Aux victimes de la bombe sociale provoquée par la crise du logement, vous répondez : « payez vos loyers ou vous payerez des amendes ».

Pourtant, notre droit protège ; et il doit d’abord protéger davantage celles et ceux qui en ont le plus besoin. Voilà notre rôle d’élus, de républicains convaincus !

Alors que les pouvoirs publics n’existent que pour favoriser la cohésion sociale, ils en sont aujourd’hui les destructeurs.
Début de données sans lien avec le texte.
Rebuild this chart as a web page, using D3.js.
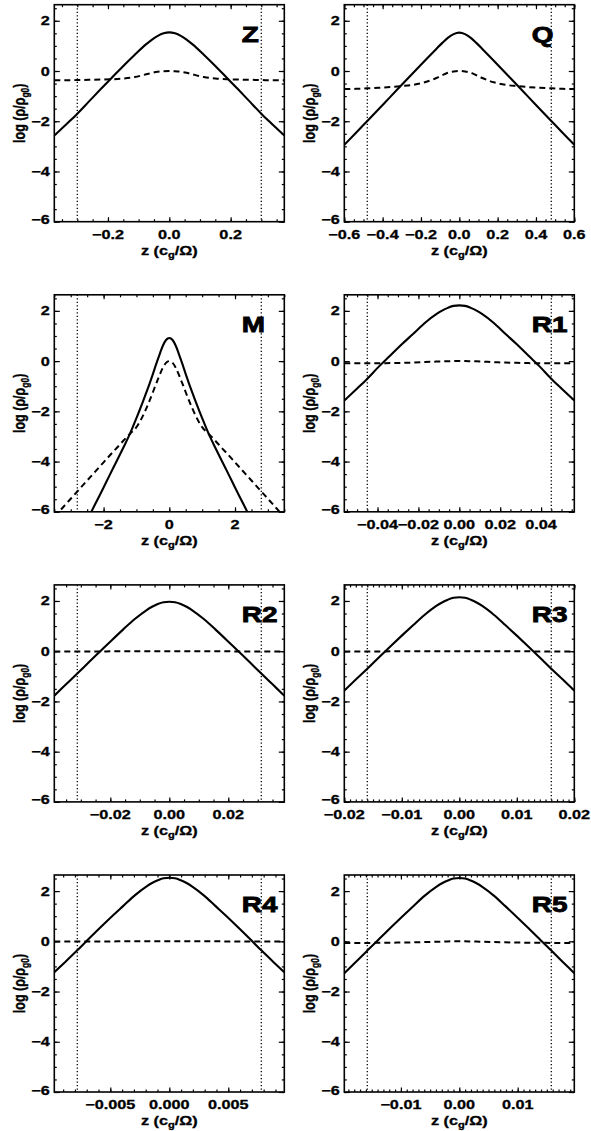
<!DOCTYPE html>
<html>
<head>
<meta charset="utf-8">
<script src="https://cdn.jsdelivr.net/npm/d3@7"></script>
<style>
  body { margin: 0; background: #fff; }
  svg { display: block; }
  text { font-family: "Liberation Sans", Arial, Helvetica, sans-serif; font-weight: bold; fill: #000; }
</style>
</head>
<body>
<svg id="fig" width="591" height="1131"></svg>
<script>
// ---- data -------------------------------------------------------------
const panelNames = ["Z", "Q", "M", "R1", "R2", "R3", "R4", "R5"];

// half-width of each z window and the position of the dotted markers (c_g/Omega)
const zHalf = [0.375, 0.6, 3.5, 0.05625, 0.039, 0.02, 0.00975, 0.0197];
const zMark = [0.30, 0.48, 2.8, 0.045, 0.0312, 0.016, 0.0078, 0.01576];

// labelled x ticks and minor tick spacing per panel
const xTicksZ  = [-0.2, 0, 0.2],               xLabelsZ  = ["\u22120.2", "0.0", "0.2"];
const xTicksQ  = [-0.6, -0.4, -0.2, 0, 0.2, 0.4, 0.6],
      xLabelsQ = ["\u22120.6", "\u22120.4", "\u22120.2", "0.0", "0.2", "0.4", "0.6"];
const xTicksM  = [-2, 0, 2],                   xLabelsM  = ["\u22122", "0", "2"];
const xTicksR1 = [-0.04, -0.02, 0, 0.02, 0.04],
      xLabelsR1 = ["\u22120.04", "\u22120.02", "0.00", "0.02", "0.04"];
const xTicksR2 = [-0.02, 0, 0.02],             xLabelsR2 = ["\u22120.02", "0.00", "0.02"];
const xTicksR3 = [-0.02, -0.01, 0, 0.01, 0.02],
      xLabelsR3 = ["\u22120.02", "\u22120.01", "0.00", "0.01", "0.02"];
const xTicksR4 = [-0.005, 0, 0.005],           xLabelsR4 = ["\u22120.005", "0.000", "0.005"];
const xTicksR5 = [-0.01, 0, 0.01],             xLabelsR5 = ["\u22120.01", "0.00", "0.01"];
const xMinor = [0.05, 0.05, 0.5, 0.005, 0.005, 0.001, 0.001, 0.001];

const yTicks = [-6, -4, -2, 0, 2];
const yLabels = ["\u22126", "\u22124", "\u22122", "0", "2"];
const yDomain = [-6, 2.64];

// sample positions as a fraction of the half-width (all panels except M)
const frac = [-1, -0.9, -0.8, -0.7, -0.6, -0.5, -0.4, -0.3, -0.2, -0.15, -0.1, -0.05, 0,
              0.05, 0.1, 0.15, 0.2, 0.3, 0.4, 0.5, 0.6, 0.7, 0.8, 0.9, 1];

// log density profiles: solid and dashed curves
const solidZ  = [-2.57, -2.14, -1.70, -1.22, -0.74, -0.27, 0.20, 0.65, 1.07, 1.25, 1.40, 1.50, 1.54,
                 1.50, 1.40, 1.25, 1.07, 0.65, 0.20, -0.27, -0.74, -1.22, -1.70, -2.14, -2.57];
const dashedZ = [-0.37, -0.37, -0.36, -0.35, -0.34, -0.33, -0.30, -0.24, -0.13, -0.07, -0.03, -0.01, 0,
                 -0.01, -0.03, -0.07, -0.13, -0.24, -0.30, -0.33, -0.34, -0.35, -0.36, -0.37, -0.37];

const solidQ  = [-2.94, -2.47, -1.99, -1.51, -1.03, -0.55, -0.07, 0.41, 0.88, 1.11, 1.32, 1.47, 1.53,
                 1.47, 1.32, 1.11, 0.88, 0.41, -0.07, -0.55, -1.03, -1.51, -1.99, -2.47, -2.94];
const dashedQ = [-0.72, -0.71, -0.69, -0.67, -0.64, -0.60, -0.55, -0.45, -0.28, -0.17, -0.07, -0.02, 0,
                 -0.02, -0.07, -0.17, -0.28, -0.45, -0.55, -0.60, -0.64, -0.67, -0.69, -0.71, -0.72];

// panel M is sampled directly in z
const zGridM = [-3.5, -3.4, -3.2, -3.0, -2.8, -2.6, -2.4, -2.2, -2.0, -1.8, -1.6, -1.4, -1.2, -1.0, -0.8,
                -0.6, -0.5, -0.4, -0.3, -0.2, -0.1, 0, 0.1, 0.2, 0.3, 0.4, 0.5, 0.6, 0.8, 1.0, 1.2,
                1.4, 1.6, 1.8, 2.0, 2.2, 2.4, 2.6, 2.8, 3.0, 3.2, 3.4, 3.5];
const solidM  = [-8.85, -8.6, -8.1, -7.6, -7.10, -6.60, -6.07, -5.55, -5.03, -4.50, -3.98, -3.45, -2.90,
                 -2.27, -1.60, -0.90, -0.52, -0.12, 0.25, 0.60, 0.84, 0.92, 0.84, 0.60, 0.25, -0.12,
                 -0.52, -0.90, -1.60, -2.27, -2.90, -3.45, -3.98, -4.50, -5.03, -5.55, -6.07, -6.60,
                 -7.10, -7.6, -8.1, -8.6, -8.85];
const dashedM = [-6.2, -6.06, -5.77, -5.48, -5.19, -4.90, -4.61, -4.32, -4.03, -3.74, -3.46, -3.17, -2.90,
                 -2.63, -2.17, -1.57, -1.24, -0.90, -0.57, -0.27, -0.07, 0, -0.07, -0.27, -0.57, -0.90,
                 -1.24, -1.57, -2.17, -2.63, -2.90, -3.17, -3.46, -3.74, -4.03, -4.32, -4.61, -4.90,
                 -5.19, -5.48, -5.77, -6.06, -6.2];

const solidR1  = [-1.57, -1.14, -0.70, -0.22, 0.22, 0.67, 1.09, 1.52, 1.87, 2.01, 2.12, 2.20, 2.22,
                  2.20, 2.12, 2.01, 1.87, 1.52, 1.09, 0.67, 0.22, -0.22, -0.70, -1.14, -1.57];
const dashedR1 = [-0.09, -0.09, -0.09, -0.085, -0.08, -0.07, -0.06, -0.04, -0.02, -0.01, -0.005, 0, 0,
                  0, -0.005, -0.01, -0.02, -0.04, -0.06, -0.07, -0.08, -0.085, -0.09, -0.09, -0.09];

const solidR2  = [-1.77, -1.33, -0.89, -0.44, 0.00, 0.44, 0.87, 1.28, 1.63, 1.77, 1.88, 1.95, 1.97,
                  1.95, 1.88, 1.77, 1.63, 1.28, 0.87, 0.44, 0.00, -0.44, -0.89, -1.33, -1.77];
const dashedR2 = [-0.01, -0.01, -0.01, -0.01, -0.01, -0.005, -0.005, 0, 0, 0, 0, 0, 0,
                  0, 0, 0, 0, 0, -0.005, -0.005, -0.01, -0.01, -0.01, -0.01, -0.01];

const solidR3  = [-1.57, -1.13, -0.70, -0.25, 0.19, 0.62, 1.04, 1.45, 1.80, 1.94, 2.05, 2.13, 2.15,
                  2.13, 2.05, 1.94, 1.80, 1.45, 1.04, 0.62, 0.19, -0.25, -0.70, -1.13, -1.57];
const dashedR3 = [-0.01, -0.01, -0.01, -0.01, -0.005, -0.005, 0, 0, 0, 0, 0, 0, 0,
                  0, 0, 0, 0, 0, 0, -0.005, -0.005, -0.01, -0.01, -0.01, -0.01];

const solidR4  = [-1.23, -0.80, -0.36, 0.10, 0.55, 0.99, 1.41, 1.83, 2.18, 2.32, 2.43, 2.51, 2.53,
                  2.51, 2.43, 2.32, 2.18, 1.83, 1.41, 0.99, 0.55, 0.10, -0.36, -0.80, -1.23];
const dashedR4 = [-0.01, -0.01, -0.01, -0.01, -0.005, -0.005, 0, 0, 0, 0, 0, 0, 0,
                  0, 0, 0, 0, 0, 0, -0.005, -0.005, -0.01, -0.01, -0.01, -0.01];

const solidR5  = [-1.27, -0.82, -0.37, 0.08, 0.53, 0.97, 1.40, 1.82, 2.17, 2.31, 2.42, 2.50, 2.52,
                  2.50, 2.42, 2.31, 2.17, 1.82, 1.40, 0.97, 0.53, 0.08, -0.37, -0.82, -1.27];
const dashedR5 = [-0.07, -0.07, -0.065, -0.06, -0.055, -0.05, -0.04, -0.03, -0.02, -0.01, -0.005, 0, 0,
                  0, -0.005, -0.01, -0.02, -0.03, -0.04, -0.05, -0.055, -0.06, -0.065, -0.07, -0.07];

// ---- assembly -----------------------------------------------------------
const solidSeries  = [solidZ, solidQ, solidM, solidR1, solidR2, solidR3, solidR4, solidR5];
const dashedSeries = [dashedZ, dashedQ, dashedM, dashedR1, dashedR2, dashedR3, dashedR4, dashedR5];
const xTickSets  = [xTicksZ, xTicksQ, xTicksM, xTicksR1, xTicksR2, xTicksR3, xTicksR4, xTicksR5];
const xLabelSets = [xLabelsZ, xLabelsQ, xLabelsM, xLabelsR1, xLabelsR2, xLabelsR3, xLabelsR4, xLabelsR5];

const colLeft = [54.3, 344.3];
const plotW = 230, plotH = 217;
const rowTop0 = 4.7, rowStep = 290.1;
const stretch = 1.3;       // lettering is drawn wide
const tickFont = 12.5;

const svg = d3.select("#fig");

function wideText(parent, x, y, anchor, size, weight) {
  return parent.append("text")
    .attr("transform", `translate(${x},${y}) scale(${stretch},1)`)
    .attr("text-anchor", anchor)
    .attr("font-size", size)
    .attr("stroke", "#000")
    .attr("stroke-width", weight);
}

function minorValues(half, step) {
  const n = Math.floor(half / step + 1e-6);
  return d3.range(-n, n + 1).map(k => k * step);
}

function tickAxis(g, axis, scale, values, size) {
  g.call(axis(scale).tickValues(values).tickSize(-size).tickFormat(""))
   .call(s => s.select(".domain").remove())
   .selectAll("line").attr("stroke", "#000").attr("stroke-width", 1.2);
}

panelNames.forEach((name, i) => {
  const col = i % 2, row = Math.floor(i / 2);
  const g = svg.append("g")
    .attr("transform", `translate(${colLeft[col]},${rowTop0 + row * rowStep})`);

  const x = d3.scaleLinear().domain([-zHalf[i], zHalf[i]]).range([0, plotW]);
  const y = d3.scaleLinear().domain(yDomain).range([plotH, 0]);

  const zs = name === "M" ? zGridM : frac.map(f => f * zHalf[i]);

  const clipId = "clip-" + name;
  g.append("clipPath").attr("id", clipId)
    .append("rect").attr("width", plotW).attr("height", plotH);
  const plot = g.append("g").attr("clip-path", `url(#${clipId})`);

  // dotted markers
  plot.selectAll("line.mark").data([-zMark[i], zMark[i]]).join("line")
    .attr("class", "mark")
    .attr("x1", d => x(d)).attr("x2", d => x(d))
    .attr("y1", 0).attr("y2", plotH)
    .attr("stroke", "#000").attr("stroke-width", 1.3)
    .attr("stroke-dasharray", "1.3,2.2");

  const line = d3.line().x(d => x(d[0])).y(d => y(d[1])).curve(d3.curveMonotoneX);

  plot.append("path").datum(d3.zip(zs, dashedSeries[i]))
    .attr("d", line).attr("fill", "none")
    .attr("stroke", "#000").attr("stroke-width", 2)
    .attr("stroke-dasharray", "6,4");

  plot.append("path").datum(d3.zip(zs, solidSeries[i]))
    .attr("d", line).attr("fill", "none")
    .attr("stroke", "#000").attr("stroke-width", 2.1);

  // ticks on all four sides, pointing inwards
  const xMin = minorValues(zHalf[i], xMinor[i]);
  const yMin = d3.range(-12, 6).map(k => k * 0.5);
  tickAxis(g.append("g").attr("transform", `translate(0,${plotH})`), d3.axisBottom, x, xMin, 2.5);
  tickAxis(g.append("g").attr("transform", `translate(0,${plotH})`), d3.axisBottom, x, xTickSets[i], 4.5);
  tickAxis(g.append("g"), d3.axisTop, x, xMin, 2.5);
  tickAxis(g.append("g"), d3.axisTop, x, xTickSets[i], 4.5);
  tickAxis(g.append("g"), d3.axisLeft, y, yMin, 2.5);
  tickAxis(g.append("g"), d3.axisLeft, y, yTicks, 5.5);
  tickAxis(g.append("g").attr("transform", `translate(${plotW},0)`), d3.axisRight, y, yMin, 2.5);
  tickAxis(g.append("g").attr("transform", `translate(${plotW},0)`), d3.axisRight, y, yTicks, 5.5);

  // frame
  g.append("rect").attr("width", plotW).attr("height", plotH)
    .attr("fill", "none").attr("stroke", "#000").attr("stroke-width", 1.6);

  // tick labels
  xTickSets[i].forEach((v, k) => {
    wideText(g, x(v), plotH + 17, "middle", tickFont, 0.3).text(xLabelSets[i][k]);
  });
  yTicks.forEach((v, k) => {
    wideText(g, -4.5, y(v) + 4.5 - (v === -6 ? 2 : 0), "end", tickFont, 0.3).text(yLabels[k]);
  });

  // axis titles
  const xt = wideText(g, plotW / 2, plotH + 33, "middle", tickFont, 0.3);
  xt.append("tspan").text("z (c");
  xt.append("tspan").attr("font-size", 8.5).attr("dy", 3).text("g");
  xt.append("tspan").attr("dy", -3).text("/\u03A9)");

  const yt = g.append("text")
    .attr("transform", `translate(-29.3,${plotH / 2}) scale(${stretch},1) rotate(-90)`)
    .attr("text-anchor", "middle").attr("font-size", tickFont)
    .attr("stroke", "#000").attr("stroke-width", 0.3);
  yt.append("tspan").text("log (\u03C1/\u03C1");
  yt.append("tspan").attr("font-size", 8.5).attr("dy", 3).text("g0");
  yt.append("tspan").attr("dy", -3).text(")");

  // panel tag
  wideText(g, 187.5, 37, "start", 21.5, 0.8).text(name);
});
</script>
</body>
</html>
Une personne, qu’elle soit pauvre ou non, a droit à un toit. Elle a droit à un logement décent, quels que soient ses revenus. Et c’est d’ailleurs le problème de ce texte, qui tend à accentuer l’asymétrie de pouvoir entre les locataires et les propriétaires. Par cette proposition de loi, vous retirez des droits aux locataires, sans ajouter de devoirs aux propriétaires, comme si le marché réglait tout.

J’avais relevé en ce sens les propos du Président de la République qui déclarait, dans un élan de lucidité : « Il est des biens et des services qui doivent être placés en dehors des lois du marché. » C’était le 12 mars 2020, au début de la pandémie de covid-19, mais les promesses du monde d’avant n’ont jamais vu le monde d’après…

Les essentiels, « que nos sociétés rémunèrent si mal », comme le Président ajoutait encore, comptent justement dans leurs rangs de nombreuses personnes prises à la gorge par le prix exorbitant de leur loyer, combiné à la faiblesse de leurs revenus et à la violence de certaines lois.

Vous vous rangez derrière le droit de propriété, c’est là votre seul argument – je viens de l’entendre de nouveau. Pourtant, ce droit n’est pas mis à mal, le propriétaire restant tout à fait propriétaire de son bien, qui doit demeurer différent de son domicile. Sur ce point aussi, la proposition de loi ajoute de la confusion en mettant sur le même plan les notions de propriété et de domicile.